Nike claims that the California court decision limits its right to speech and says it will not disclose any additional information about its social practices as a result of the ruling. The court did not rule on whether Nike lied, but said issues raised in the case constitute commercial speech and are subject to California consumer-protection laws. Nike appealed and the U.S. Supreme Court has agreed to hear the case.

 

Poverty as a Market Force

Don Reed, a financial analyst with Ecos Corp. in Boston, who leads his firm’s practice advising companies on sustainability strategies, argued that managers who do not take broader strategies into account are failing in their duty to enhance shareholder value.

 

Environmental and social market forces, including climate change, resource degradation, poverty, urbanization, inequity, and war, bear heavily upon business, he noted. For example, poverty – which leaves five-sixths of the world’s population effectively out of the market for most industrial products – represents an enormous lost opportunity. “People don’t look at the environment and poverty as part of the market.

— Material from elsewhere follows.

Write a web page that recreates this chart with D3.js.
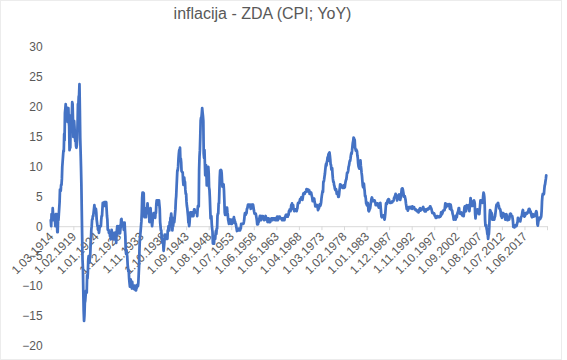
<!DOCTYPE html>
<html><head><meta charset="utf-8">
<script src="https://cdn.jsdelivr.net/npm/d3@7"></script>
<style>body{margin:0;background:#fff}svg{display:block}</style>
</head><body>
<svg id="chart" width="567" height="360"></svg>
<script>
const chartTitle = "inflacija - ZDA (CPI; YoY)";
const firstMonth = "1914-03";
const labelStep = 59; // one category label every 59 months
const tickLabels = ["1.03.1914","1.02.1919","1.01.1924","1.12.1928","1.11.1933","1.10.1938","1.09.1943","1.08.1948","1.07.1953","1.06.1958","1.05.1963","1.04.1968","1.03.1973","1.02.1978","1.01.1983","1.12.1987","1.11.1992","1.10.1997","1.09.2002","1.08.2007","1.07.2012","1.06.2017"];
const yTicks = [-20,-15,-10,-5,0,5,10,15,20,25,30];
// monthly CPI YoY (%), March 1914 - March 2022
const cpiYoY = [
1.0,0.0,2.0,1.0,1.0,3.0,2.0,1.0,1.0,1.0,
1.0,1.0,0.0,2.0,2.0,2.0,1.0,-1.0,-1.0,1.0,1.0,2.0,
3.0,4.0,6.1,6.0,5.9,6.9,6.9,7.9,9.9,10.8,11.7,12.6,
12.5,15.4,14.3,18.9,19.6,20.4,18.5,19.3,19.8,19.5,17.4,18.1,
19.7,17.5,16.7,12.7,13.3,13.1,18.0,18.5,18.0,18.5,20.7,20.4,
17.9,14.9,17.1,17.6,16.6,15.0,14.2,14.9,13.4,13.1,13.5,14.5,
17.0,20.4,20.1,21.6,21.9,23.7,19.5,14.7,12.4,9.9,7.0,2.6,
-1.6,-5.6,-7.0,-10.8,-14.1,-15.8,-14.9,-12.8,-12.5,-11.6,-10.8,-10.8,
-11.1,-8.2,-8.7,-7.7,-5.6,-5.0,-5.2,-6.1,-5.5,-5.0,-3.4,-2.3,
-0.6,0.0,1.1,1.1,1.7,1.7,2.3,2.9,3.5,2.9,2.9,2.3,
2.9,2.3,1.1,0.6,0.0,0.0,-0.6,-0.6,-1.1,-0.6,0.0,0.0,
0.0,0.0,1.1,1.7,1.7,2.8,3.9,3.9,3.4,3.4,4.0,3.4,
3.4,4.0,3.4,4.0,2.8,1.7,1.1,-0.6,-0.6,-0.6,-1.1,-1.1,
-1.1,-1.7,-1.7,-2.2,-1.7,-0.6,-1.1,-1.1,-1.7,-1.7,-2.2,-2.2,
-1.1,-1.7,-1.1,-1.7,-1.1,-2.8,-1.1,-0.6,0.0,-1.1,-0.6,-1.2,
-1.2,0.0,-0.6,-1.2,-0.6,0.0,1.1,1.2,0.0,0.6,0.6,0.6,
0.0,-0.6,-0.6,0.6,-0.6,-1.7,-4.0,-4.6,-4.0,-4.6,-5.1,-6.4,
-7.0,-7.6,-7.6,-8.8,-9.5,-10.1,-9.0,-8.9,-9.6,-9.7,-10.4,-9.3,
-10.1,-10.2,-10.3,-10.3,-10.5,-9.9,-9.9,-10.6,-10.7,-10.7,-10.2,-10.3,
-9.8,-9.9,-10.0,-9.4,-8.0,-6.6,-3.7,-2.2,-1.5,-0.8,0.0,0.8,
2.3,4.7,5.6,5.6,5.6,5.5,2.3,1.5,3.0,2.3,2.3,1.5,
3.0,3.0,3.0,3.8,3.0,2.2,2.2,2.2,0.7,1.5,2.2,3.0,
1.5,0.7,0.7,0.0,0.7,1.5,1.5,2.2,2.2,2.2,1.5,1.4,
2.2,2.2,3.6,4.3,4.3,3.6,4.3,3.6,4.3,4.3,3.6,2.9,
0.7,0.0,-0.7,-0.7,-2.1,-2.1,-2.8,-2.8,-2.8,-4.1,-3.5,-2.8,
-1.4,-1.4,-2.1,-2.1,-2.1,-2.1,-1.4,-2.1,-0.7,-0.7,0.0,0.0,
-0.7,0.7,0.0,1.4,1.4,2.1,1.4,1.4,-0.7,0.0,0.0,0.7,
1.4,0.7,1.4,2.1,2.8,4.3,5.0,6.5,7.9,9.3,9.3,9.9,
11.3,12.1,12.7,12.6,13.1,10.9,11.3,10.7,9.2,9.1,9.0,9.0,
7.6,6.9,7.5,8.1,7.4,7.4,6.1,5.4,5.4,4.1,3.4,3.0,
2.3,1.7,0.6,0.6,0.0,0.6,1.7,2.3,2.3,1.7,1.7,2.3,
2.3,2.3,2.3,1.7,2.3,2.8,2.8,2.3,2.3,2.3,2.3,2.2,
2.2,1.7,2.8,3.4,3.4,3.3,9.4,11.6,12.7,14.9,17.6,18.1,
18.1,18.8,19.7,19.0,18.4,17.6,12.1,11.4,12.7,10.6,8.5,8.8,
10.2,9.3,6.8,8.7,9.1,9.5,9.9,8.9,6.5,6.1,4.8,3.0,
1.3,1.3,1.7,0.4,-0.4,-0.9,-2.9,-2.9,-2.5,-2.9,-1.7,-2.1,
-2.1,-1.3,-0.8,-1.3,-0.4,-0.4,1.7,2.1,2.1,3.8,3.8,5.9,
8.1,9.3,9.3,9.4,9.3,8.8,7.5,6.6,7.0,6.6,7.0,6.0,
4.3,2.3,1.9,2.3,1.9,2.3,3.1,3.1,2.3,1.9,1.1,0.8,
0.4,0.8,1.1,0.8,1.1,1.1,0.4,0.8,0.4,1.1,0.8,0.6,
1.1,1.5,1.1,0.8,0.8,0.4,0.4,0.0,-0.4,-0.8,-0.4,-0.7,
-0.7,-0.7,-0.7,-0.4,-0.7,-0.7,-0.4,-0.4,0.4,0.4,0.4,0.4,
0.4,0.4,0.4,0.7,1.1,1.8,2.2,1.9,1.9,2.2,2.2,2.9,
2.9,3.3,3.6,3.6,3.6,3.3,3.3,3.6,3.3,2.9,3.3,3.0,
3.6,3.2,3.6,3.6,3.2,2.8,2.4,2.1,2.1,2.1,2.1,1.8,
1.4,1.0,0.3,0.3,0.3,0.7,0.7,1.0,1.4,1.7,1.4,1.7,
1.0,1.7,1.7,1.7,1.7,1.7,1.3,1.3,1.0,1.3,1.3,1.4,
1.7,1.4,1.4,1.0,1.0,0.7,1.3,1.0,1.3,0.7,0.7,0.7,
0.7,1.0,1.0,1.3,1.3,1.3,1.0,1.3,1.3,1.3,1.3,1.3,
1.3,1.0,1.3,1.0,1.0,1.3,1.6,1.6,1.0,1.3,1.3,1.6,
1.6,1.6,1.3,1.3,1.3,1.3,1.3,1.0,1.3,1.0,1.3,1.0,
1.0,1.0,1.3,1.6,1.6,1.9,1.6,1.9,1.6,1.9,1.6,1.9,
1.9,2.5,2.5,2.8,2.8,2.5,2.8,3.5,3.5,3.8,3.5,3.5,
3.5,2.8,2.8,2.5,2.8,2.8,2.8,2.8,2.8,2.5,2.8,3.0,
3.6,3.9,3.9,3.9,3.9,4.2,4.5,4.5,4.5,4.8,4.8,4.7,
4.4,4.7,5.2,5.5,5.5,5.5,5.4,5.7,5.7,5.7,5.9,6.2,
6.2,6.1,5.8,6.1,6.1,6.0,6.0,5.4,5.7,5.7,5.6,5.6,
5.3,5.0,4.7,4.2,4.4,4.6,4.4,4.6,4.1,3.8,3.3,3.3,
3.3,3.5,3.5,3.5,3.2,2.7,2.9,2.9,3.2,3.4,3.7,3.4,
3.6,3.9,4.6,5.1,5.5,5.9,5.7,7.4,7.4,7.8,8.3,8.7,
9.4,10.0,10.4,10.1,10.7,10.9,11.5,10.9,11.9,12.1,12.2,12.3,
11.8,11.2,10.3,10.2,9.5,9.4,9.7,8.6,7.9,7.4,7.4,6.9,
6.7,6.3,6.1,6.0,6.2,5.9,5.4,5.7,5.5,5.5,4.9,4.9,
5.2,5.9,6.4,7.0,6.7,6.9,6.8,6.6,6.6,6.4,6.7,6.7,
6.8,6.4,6.6,6.5,7.0,7.4,7.7,7.8,8.3,8.9,8.9,9.0,
9.3,9.9,10.1,10.5,10.9,10.9,11.3,11.8,12.2,12.1,12.6,13.3,
13.9,14.2,14.8,14.7,14.4,14.4,13.1,12.9,12.6,12.8,12.6,12.5,
11.8,11.4,10.5,10.0,9.8,9.6,10.8,10.8,11.0,10.1,9.6,8.9,
8.4,7.6,6.8,6.5,6.7,7.1,6.4,5.9,5.0,5.1,4.6,3.8,
3.7,3.5,3.6,3.9,3.5,2.6,2.5,2.6,2.9,2.9,3.3,3.8,
4.2,4.6,4.8,4.6,4.2,4.2,4.2,4.3,4.3,4.3,4.1,3.9,
3.5,3.5,3.7,3.7,3.8,3.8,3.6,3.3,3.1,3.2,3.5,3.8,
3.9,3.1,2.3,1.6,1.5,1.8,1.6,1.6,1.8,1.5,1.3,1.1,
1.5,2.1,3.0,3.8,3.9,3.7,3.9,4.3,4.4,4.5,4.5,4.4,
4.0,3.9,3.9,3.9,3.9,4.0,4.1,4.0,4.2,4.2,4.2,4.4,
4.7,4.8,5.0,5.1,5.4,5.2,5.0,4.7,4.3,4.5,4.7,4.6,
5.2,5.3,5.2,4.7,4.4,4.7,4.8,5.6,6.2,6.3,6.3,6.1,
5.7,5.3,4.9,4.9,5.0,4.7,4.4,3.8,3.4,2.9,3.0,3.1,
2.6,2.8,3.2,3.2,3.0,3.1,3.2,3.1,3.0,3.2,3.0,2.9,
3.3,3.2,3.1,3.2,3.2,3.0,2.8,2.8,2.7,2.8,2.7,2.7,
2.5,2.5,2.5,2.4,2.3,2.5,2.8,2.9,3.0,2.6,2.7,2.7,
2.8,2.9,2.9,3.1,3.2,3.0,2.8,2.6,2.5,2.8,2.6,2.5,
2.7,2.7,2.8,2.9,2.9,2.8,3.0,2.9,3.0,3.0,3.3,3.3,
3.0,3.0,2.8,2.5,2.2,2.3,2.2,2.2,2.2,2.1,1.8,1.7,
1.6,1.4,1.4,1.4,1.7,1.7,1.7,1.6,1.5,1.5,1.5,1.6,
1.7,1.6,1.7,2.3,2.1,2.0,2.1,2.3,2.6,2.6,2.6,2.7,
2.7,3.2,3.8,3.1,3.2,3.7,3.7,3.4,3.5,3.4,3.4,3.4,
3.7,3.5,2.9,3.3,3.6,3.2,2.7,2.7,2.6,2.1,1.9,1.6,
1.1,1.1,1.5,1.6,1.2,1.1,1.5,1.8,1.5,2.0,2.2,2.4,
2.6,3.0,3.0,2.2,2.1,2.1,2.1,2.2,2.3,2.0,1.8,1.9,
1.9,1.7,1.7,2.3,3.1,3.3,3.0,2.7,2.5,3.2,3.5,3.3,
3.0,3.0,3.1,3.5,2.8,2.5,3.2,3.6,4.7,4.3,3.5,3.4,
4.0,3.6,3.4,3.5,4.2,4.3,4.1,3.8,2.1,1.3,2.0,2.5,
2.1,2.4,2.8,2.6,2.7,2.7,2.4,2.0,2.8,3.5,4.3,4.1,
4.3,4.0,4.0,3.9,4.2,5.0,5.6,5.4,4.9,3.7,1.1,0.1,
0.0,0.2,-0.4,-0.7,-1.3,-1.4,-2.1,-1.5,-1.3,-0.2,1.8,2.7,
2.6,2.1,2.3,2.2,2.0,1.1,1.2,1.1,1.1,1.2,1.1,1.5,
1.6,2.1,2.7,3.2,3.6,3.6,3.6,3.8,3.9,3.5,3.4,3.0,
2.9,2.9,2.7,2.3,1.7,1.7,1.4,1.7,2.0,2.2,1.8,1.7,
1.6,2.0,1.5,1.1,1.4,1.8,2.0,1.5,1.2,1.0,1.2,1.5,
1.6,1.1,1.5,2.0,2.1,2.1,2.0,1.7,1.7,1.7,1.3,0.8,
-0.1,0.0,-0.1,-0.2,0.0,0.1,0.2,0.2,0.0,0.2,0.5,0.7,
1.4,1.0,0.9,1.1,1.0,1.0,0.8,1.1,1.5,1.6,1.7,2.1,
2.5,2.7,2.4,2.2,1.9,1.6,1.7,1.9,2.2,2.0,2.2,2.1,
2.1,2.2,2.4,2.5,2.8,2.9,2.9,2.7,2.3,2.5,2.2,1.9,
1.6,1.5,1.9,2.0,1.8,1.6,1.8,1.7,1.7,1.8,2.1,2.3,
2.5,2.3,1.5,0.3,0.1,0.6,1.0,1.3,1.4,1.2,1.2,1.4,
1.4,1.7,2.6,4.2,5.0,5.4,5.4,5.3,5.4,6.2,6.8,7.0,
7.5,7.9,8.5
];

const svg = d3.select("#chart");
const W = 567, H = 360;
const font = "'Liberation Sans', Arial, sans-serif";
const textCol = "#595959";

svg.append("rect").attr("x",0.5).attr("y",0.5).attr("width",W-6).attr("height",H-1)
  .attr("fill","#fff").attr("stroke","#ececec");

const nTicks = tickLabels.length + 1;
const x = d3.scaleLinear().domain([0, (nTicks - 1) * labelStep]).range([50.8, 547]);
const y = d3.scaleLinear().domain([-20, 30]).range([346, 46.5]);

// title
svg.append("text").attr("x", 262.5).attr("y", 18.5).attr("text-anchor","middle")
  .attr("font-family", font).attr("font-size", 16).attr("fill", textCol).text(chartTitle);

// y axis labels (no line)
const yAxis = d3.axisLeft(y).tickValues(yTicks).tickSize(0).tickPadding(0);
const gy = svg.append("g").attr("transform","translate(42.7,0)").call(yAxis);
gy.select(".domain").remove();
gy.selectAll("text").attr("font-family", font).attr("font-size", 12).attr("fill", textCol);

// category axis at zero
const tickIdx = d3.range(nTicks).map(i => i * labelStep);
const xAxis = d3.axisBottom(x).tickValues(tickIdx).tickSize(4).tickSizeOuter(0)
  .tickFormat((d, i) => tickLabels[i] || "");
const gx = svg.append("g").attr("transform", `translate(0,${y(0)})`).call(xAxis);
gx.select(".domain").attr("stroke", "#d9d9d9");
gx.selectAll(".tick line").attr("stroke", "#d9d9d9");
gx.selectAll(".tick text")
  .attr("font-family", font).attr("font-size", 12).attr("fill", textCol)
  .attr("text-anchor", "end").attr("dy", null).attr("y", null)
  .attr("transform", "translate(3,11) rotate(-45)");

// line
const line = d3.line().x((d, i) => x(i)).y(d => y(d)).curve(d3.curveLinear);
svg.append("path").datum(cpiYoY).attr("d", line).attr("fill","none")
  .attr("stroke","#4472C4").attr("stroke-width",2.75).attr("stroke-linejoin","round").attr("stroke-linecap","round");
</script>
</body></html>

We argue and build a case that they are, in fact, market forces.”

 

He said companies do not have to endorse any moral position on the issues, just recognize them and develop strategies within their business to manage the effect of these forces on their company.

 

The impact of societal forces on business has been magnified in recent years, Reed added, by an increase in the power of non-government organizations, globalization and an increasing interconnectedness throughout society. At the same time, the operating environment for companies is changing: There are increasingly more complexity and risk in the business world, but also rising expectations of investors that companies will behave in accord with larger societal goals. And as economies shift from an industrial base to greater reliance on services and information, solid scientific research and good products are no longer enough to compete.

 

“This is very hard for big industrial companies to get their hands around,” he said.

 

When companies begin to develop sustainability strategies they usually rely first on simple public relations, or “greenwashing,” which Reed argued has little effect. Disclosure is another early step, but is not a replacement for fully integrating sustainability into all of a firm’s business strategies.

 

Companies must look for strategies that both enhance shareholder value and benefit society. One without the other will lead to failure over time, said Reed, whose clients include Ford, DuPont and ANZ Bank.

 

For example, some insurance companies make it difficult for claimants to be paid. That might be good for short-term shareholder value, but it is not good for society and the firm long-term. He pointed to a class-action lawsuit filed against UNUMProvident, of Chattanooga, whose stock has plummeted since it came under scrutiny by investors and regulators for its business practices.

 

According to Reed, a more sustainable approach would be that of Insurance Australia Group, a general insurance firm, that pays claims promptly but works with customers to reduce pay-outs through programs to prevent injury or accidents in its personal insurance lines. The company is expanding this strategy to its commercial and industrial business as well.

 

Analysis by the World Resources Institute indicates that taking into account a company’s broader societal strategies leads to a material shift of 4% to 7% in value when compared to standard financial analysis, Reed said. “If this analysis is unincorporated in shareholder value, then that is an investment opportunity. It means there is money on the table. There is value at stake for companies that understand these issues and can adapt them to their own business.”